Как повлияла глухота на мою устную речь и на мое умственное развитие, об этом я не могла знать в то время. Можно лишь предполагать, что постоянное одиночество, беспомощность и почти полная изолированность от всего окружающего не слишком благоприятствовали дальнейшему умственному развитию, а также улучшению нарушенной глухотой устной речи. В таких приблизительно условиях проходила моя жизнь до зимы конца 1921 — начала 1922 г.
Вдруг мать заболела и вскоре совсем слегла в постель. Мне очень тяжело описывать этот период моей жизни. Я думала о том, чтобы кто-нибудь взял меня к себе, потому что мне — слепой и почти глухой слабой девочке — ухаживать за больной матерью было не под силу. Чем могла я ей особенно помочь? А болела мать, как я узнала потом, туберкулезом. Голодные годы гражданской войны дали себя почувствовать, и в нашей Белозерке начался голод. К весне у нас в хате не было ни одной картофелины, ни одной крупинки. Нам помогали, правда, соседи, но это была такая нерегулярная помощь, на которую особенно рассчитывать не приходилось. Я ослабела окончательно и не могла уже ходить, а мать умирала.
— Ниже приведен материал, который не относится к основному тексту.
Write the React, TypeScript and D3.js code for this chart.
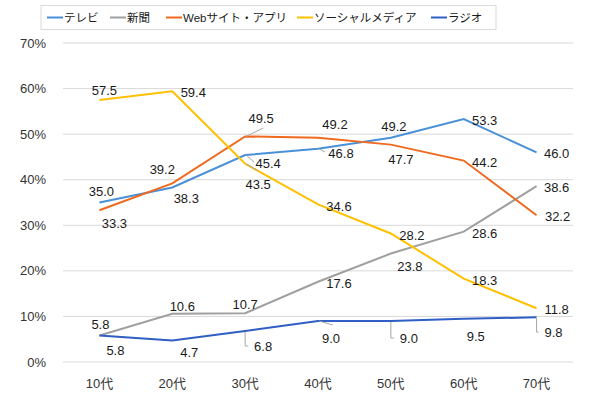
import React from "react";
import * as d3 from "d3";

const categories = ["10代", "20代", "30代", "40代", "50代", "60代", "70代"];
const seriesNames = ["テレビ", "新聞", "Webサイト・アプリ", "ソーシャルメディア", "ラジオ"];
const tvValues = [35.0, 38.3, 45.4, 46.8, 49.2, 53.3, 46.0];
const paperValues = [5.8, 10.6, 10.7, 17.6, 23.8, 28.6, 38.6];
const webValues = [33.3, 39.2, 49.5, 49.2, 47.7, 44.2, 32.2];
const socialValues = [57.5, 59.4, 43.5, 34.6, 28.2, 18.3, 11.8];
const radioValues = [5.8, 4.7, 6.8, 9.0, 9.0, 9.5, 9.8];
const yTicks = [0, 10, 20, 30, 40, 50, 60, 70];

const colors = ["#4a90d9", "#a0a0a0", "#ef6a1e", "#ffc000", "#2f5ec4"];

// label offsets (dx, dy) from the point, plus leader line kind
const labelPos: [number, number, string][][] = [
    [[2, -11.5, ""], [14, 10.5, ""], [23, 8, "d"], [23, 4.3, "d"], [3, -11, ""], [21, 1, ""], [20, 1, ""]],
    [[1, -11.6, ""], [10, -7.7, ""], [0, -9, ""], [21, 1.2, ""], [19, 12.5, ""], [21, 1.3, ""], [20, 1, ""]],
    [[15, 13, ""], [-10, -14.4, ""], [16, -18.4, "d"], [17, -13.8, ""], [10, 14.4, ""], [21, 1.4, ""], [21, 0.7, ""]],
    [[5, -10, ""], [21, 0.7, ""], [13, 21, "d"], [21, 1.7, ""], [21, 1.5, ""], [21, 1.4, ""], [20, 0.8, ""]],
    [[16, 14.4, ""], [17, 11.4, ""], [18, 15, "e"], [13, 17, "d"], [18, 17, "e"], [12, 17.3, ""], [17, 14.7, "e"]],
];
// where diagonal leader lines end, relative to label centre
const leaderEnd: Record<string, [number, number]> = {
    "0-2": [-14, -1],
    "0-3": [-16, -1],
    "2-2": [2, 10],
    "3-2": [0, -14],
    "4-3": [2, -13],
};

const font = "'Liberation Sans', Arial, 'Noto Sans CJK JP', sans-serif";

const App = () => {
    const all = [tvValues, paperValues, webValues, socialValues, radioValues];
    const x = d3.scalePoint<string>().domain(categories).range([63, 573]).padding(0.5);
    const y = d3.scaleLinear().domain([0, 70]).range([362, 43]);
    const line = d3.line<number>()
        .x((d, i) => x(categories[i]) as number)
        .y(d => y(d));

    const legendX = [47, 110, 166, 297, 431];

    return (
        <svg width={600} height={399} style={{position: "absolute", left: 0, top: 0, background: "#fff"}}
             fontFamily={font}>
            <rect x={0} y={0} width={600} height={399} fill="#fff"/>
            {/*grid*/}
            {yTicks.map(t => (
                <g key={t}>
                    <line x1={63} x2={573} y1={y(t)} y2={y(t)} stroke="#d9d9d9" strokeWidth={1}/>
                    <text x={46} y={y(t)} dy="0.35em" textAnchor="end" fontSize={13} fill="#333">{t}%</text>
                </g>
            ))}
            {categories.map(c => (
                <text key={c} x={x(c)} y={383} dy="0.35em" textAnchor="middle" fontSize={13} fill="#333">{c}</text>
            ))}
            {/*lines*/}
            {all.map((vals, si) => (
                <path key={si} d={line(vals) as string} fill="none" stroke={colors[si]} strokeWidth={2}/>
            ))}
            {/*labels*/}
            {all.map((vals, si) => vals.map((v, i) => {
                const px = x(categories[i]) as number
                const py = y(v)
                const [dx, dy, kind] = labelPos[si][i]
                const lx = px + dx
                const ly = py + dy
                const left = lx - 13
                let leader = null
                if (kind === "e") {
                    leader = <polyline points={`${px},${py + 1} ${px},${ly} ${left - 2},${ly}`} fill="none"
                                       stroke="#a6a6a6" strokeWidth={1}/>
                } else if (kind === "d") {
                    const [ex, ey] = leaderEnd[si + "-" + i]
                    leader = <line x1={px + 1} y1={py} x2={lx + ex} y2={ly + ey} stroke="#a6a6a6" strokeWidth={1}/>
                }
                return (
                    <g key={si + "-" + i}>
                        {leader}
                        <text x={lx} y={ly} dy="0.35em" textAnchor="middle" fontSize={13} fill="#1a1a1a">
                            {v.toFixed(1)}
                        </text>
                    </g>
                )
            }))}
            {/*legend*/}
            <rect x={41} y={5.5} width={455} height={24} fill="#fff" stroke="#d9d9d9" strokeWidth={1}/>
            {seriesNames.map((n, i) => (
                <g key={n}>
                    <line x1={legendX[i]} x2={legendX[i] + 16} y1={17.5} y2={17.5} stroke={colors[i]} strokeWidth={2}/>
                    <text x={legendX[i] + 17} y={17.5} dy="0.35em" fontSize={11.5} fill="#1a1a1a">{n}</text>
                </g>
            ))}
        </svg>
    );
};

export default App;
Как-то к нам зашла моя тетя. Картина, которую она увидела, до того поразила ее, что она немедленно унесла меня к себе — я была уже в полу сознании от голода. Через несколько дней я узнала, что мать умерла…
Осенью 1922 г. Херсонский отдел народного образования направил меня в Одесскую школу слепых детей, где я пробыла до 1924 г. Попав в школу, я через некоторое время поняла, что там все учащиеся — слепые. На меня часто кто-нибудь натыкался, меня осматривали руками, спрашивали что-то. Я дичилась, много плакала и стремилась к зрячим людям. Старшие ученицы, воспитатели и педагоги старались всячески развлекать меня — водили гулять, дарили различные безделушки, бусы, ленты, ласкали и пробовали чему-нибудь научить. Заниматься со мной индивидуально никто не мог, а присутствовать мне в классе было бесполезно, ибо я не слышала того, что говорил учитель. Обращаясь ко мне, громко кричали мне в правое ухо: на левое я оглохла сразу же после болезни.
Через год после моего поступления в школу я окончательно оглохла и на правое ухо. Меня жалели, но ничем не могли помочь. Впрочем, меня водили к врачам, пытались лечить, поместили в детский санаторий, но все это было напрасно. По целым дням я просиживала в спальне в полном одиночестве.
Меня даже не брали в город на прогулки, потому что при окончательной утрате слуха у меня нарушилось равновесие и я не могла ходить без посторонней помощи.
Один одесский профессор, узнав, что в школе находится слепо-глухая девочка, сообщил обо мне в Харьков профессору Соколянскому, который в то время был занят организацией учреждения для слепоглухонемых детей. В начале 1925 г. я была отправлена в Харьковскую клинику для слепоглухонемых.
С первых же дней моего поступления в клинику слепоглухонемых для меня началась совершенно новая, необычная жизнь. В то время в клинике было уже пять воспитанников. Нас окружили большой заботой, порядком, чистотой, к нам чудесно относились работники, и я едва ли ошибусь, если скажу, что наши воспитатели, педагоги и сам И. А. Соколянский любили нас не меньше, чем своих родных детей.